Does anyone else have a place they feel most at home? A place that is public but feels safe? Somewhere you can be yourself?

For me it is my local coffee shop. It is the place I come to meet up with friends and spill tea (figuratively speaking). Aside from my own bed, this is where I feel most comfortable. Coffee shops have always been that way for me, I even had my first date at one.

But what happens when something enters and disrupts that comfort zone? This was in the form of a “mysterious coffee shop guy” who we will call “Mark.” That is the name my friends gave him before I knew his actual name when I told them this story.

Note: This is an unfiltered diary with one exception, people’s actual names.

Now back to the topic at hand…

I come here frequently when I need to focus on homework and the like. A couple of months back I noticed him because we tended to be at the shop at the same time, which is not an unusual thing in this environment so I did not think much of it. Okay yes, if I am honest I did find him attractive but I have generally never been one to go up and initiate conversations with attractive individuals in my everyday life. Especially in a place where we come for uninterrupted work. I also knew there was no reason outside of that to introduce myself to him. Now enter the reason…

I was at work one day with characters at Tower of Terror. The point of that Character location is to interact with the guests in the ride queue and those below the balcony in the courtyard. It should also be noted that I am decent at remembering faces. I went up for one final time before my lunch break and took a look at the ride line and thought “why do I recognize that guy over there?” Quickly I realized it was “Mark.” We made eye contact, said nothing, and he continued on to the ride.

Because I am severely addicted to coffee, I get it at a cart by the exit of Tower on my lunch breaks. As we headed over I joked with my friend, “what if he’s exiting the ride while we are there?” She replied, “It is possible.” To which I chuckled in disbelief. As we waited for the drinks, take one guess at who exited the ride at that exact moment? “Mark.” We once again made eye contact, and this time around my friend caught him staring at me even after I looked away, so I assumed he may have recognized me as well.

After these instances I thought to myself, “If I ever wanted a reason to talk to him…this is it.” A couple of days later I planned, as per usual, to go do homework at the coffee shop. But I knew there was a chance I would run into him. I told myself I would only say something if the opportunity presented itself. I have forced things before and they did not work out. The only table available was next to his but I noted that he had headphones in and I did not want to be “that person” and interrupt. My head was going through all the nervous and anxious thoughts, like how others were sitting in our vicinity and would overhear my possible embarrassment. But shortly after that I saw my one and only opening, I said “what the hell” and walked up and introduced myself.
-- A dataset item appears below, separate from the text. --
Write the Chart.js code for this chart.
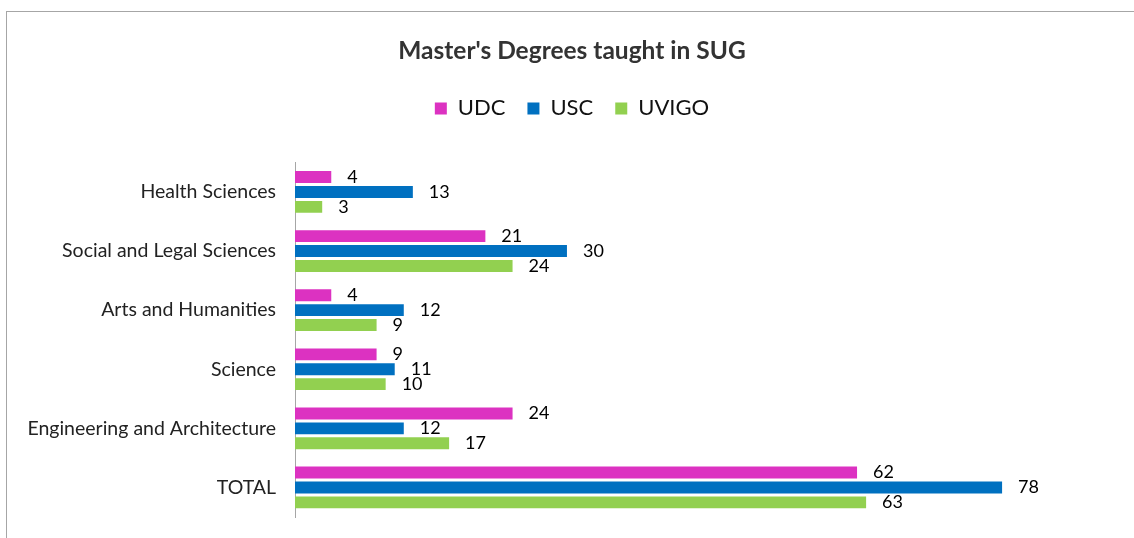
<!DOCTYPE html>
<html lang="en">
<head>
    <meta charset="UTF-8">
    <title>Master's Degrees taught in SUG</title>
    <script src="https://cdn.jsdelivr.net/npm/chart.js"></script>
    <style>
        html, body { margin: 0; padding: 0; background: #fff; overflow: hidden; }
        #frame { position: absolute; left: 6px; top: 11px; width: 1200px; height: 600px; border: 1px solid #a6a6a6; }
        #wrap { position: absolute; left: 0; top: 0; width: 1134px; height: 538px; }
    </style>
</head>
<body>
    <div id="frame"></div>
    <div id="wrap"><canvas id="barChart"></canvas></div>

    <script>
        // Adatok
        const categories = ['Health Sciences', 'Social and Legal Sciences', 'Arts and Humanities', 'Science', 'Engineering and Architecture', 'TOTAL'];
        const udc = [4, 21, 4, 9, 24, 62];
        const usc = [13, 30, 12, 11, 12, 78];
        const uvigo = [3, 24, 9, 10, 17, 63];

        // Értékcímkék a sávok végén
        const valueLabels = {
            id: 'valueLabels',
            afterDatasetsDraw(chart) {
                const ctx = chart.ctx;
                ctx.save();
                ctx.font = '18px Lato';
                ctx.fillStyle = '#000';
                ctx.textAlign = 'left';
                ctx.textBaseline = 'middle';
                chart.data.datasets.forEach((ds, i) => {
                    chart.getDatasetMeta(i).data.forEach((bar, j) => {
                        ctx.fillText(ds.data[j], bar.x + 16, bar.y);
                    });
                });
                ctx.restore();
            }
        };

        // Több hely a jelmagyarázat alatt
        const legendGap = {
            id: 'legendGap',
            beforeInit(chart) {
                const origFit = chart.legend.fit;
                chart.legend.fit = function () {
                    origFit.bind(chart.legend)();
                    this.height += 33;
                };
            }
        };

        const ctx = document.getElementById('barChart').getContext('2d');
        const barChart = new Chart(ctx, {
            type: 'bar',
            data: {
                labels: categories,
                datasets: [
                    { label: 'UDC', data: udc, backgroundColor: '#dc32c1' },
                    { label: 'USC', data: usc, backgroundColor: '#0070c0' },
                    { label: 'UVIGO', data: uvigo, backgroundColor: '#92d050' }
                ]
            },
            options: {
                indexAxis: 'y',
                responsive: true,
                maintainAspectRatio: false,
                animation: false,
                categoryPercentage: 0.756,
                barPercentage: 0.8,
                layout: { padding: { left: 15, right: 5, bottom: 21, top: 0 } },
                plugins: {
                    title: {
                        display: true,
                        text: "Master's Degrees taught in SUG",
                        color: '#333',
                        font: { family: 'Lato', size: 24.5, weight: 'bold', lineHeight: 1.2 },
                        padding: { top: 36, bottom: 10 }
                    },
                    legend: {
                        labels: {
                            boxWidth: 12,
                            boxHeight: 12,
                            color: '#111',
                            padding: 22,
                            font: { family: 'Lato', size: 22 }
                        }
                    },
                    tooltip: { enabled: false }
                },
                scales: {
                    x: { display: false, min: 0, max: 92 },
                    y: {
                        afterFit(scale) {
                            scale.width = 280;
                            scale.paddingTop = 0;
                            scale.paddingBottom = 0;
                        },
                        grid: { display: false, drawTicks: false },
                        border: { display: true, color: '#a6a6a6', width: 1 },
                        ticks: { color: '#222', padding: 19, font: { family: 'Lato', size: 19.5 } }
                    }
                }
            },
            plugins: [valueLabels, legendGap]
        });
    </script>
</body>
</html>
This is not one of those fairy tale stories that ends with a “happily ever after.” We met literally days ago and have had brief conversations since but contrary to what you may think, this post is not actually about “Mark.”

Though I do consider myself a confident woman, I definitely have fears and insecurities which usually manifest themselves through nerves, anxiety, or “chickening out.” But that day I overcame that. I cannot even begin to fully explain the happiness and pride I have in myself for overcoming one of my biggest fears- rejection. That is truly one of the best feelings in the world. I had the opportunity to be confident and speak to “Mark” somewhere else. But being in my safe space in the coffee shop I felt more empowered to say hi, no matter the outcome. All of this to say, whatever your fear or hesitation- go for it, you never know where it could lead. Fearing rejection or a “no” is not a strong enough reason to not follow your gut and step out of your comfort zone. Who knows, you might miss out on something that could be amazing but will never know unless you take that step. But most importantly, do it for you and you alone.

Confidence is not ‘they will like me’. Confidence instead is ‘I’ll be fine if they don’t’.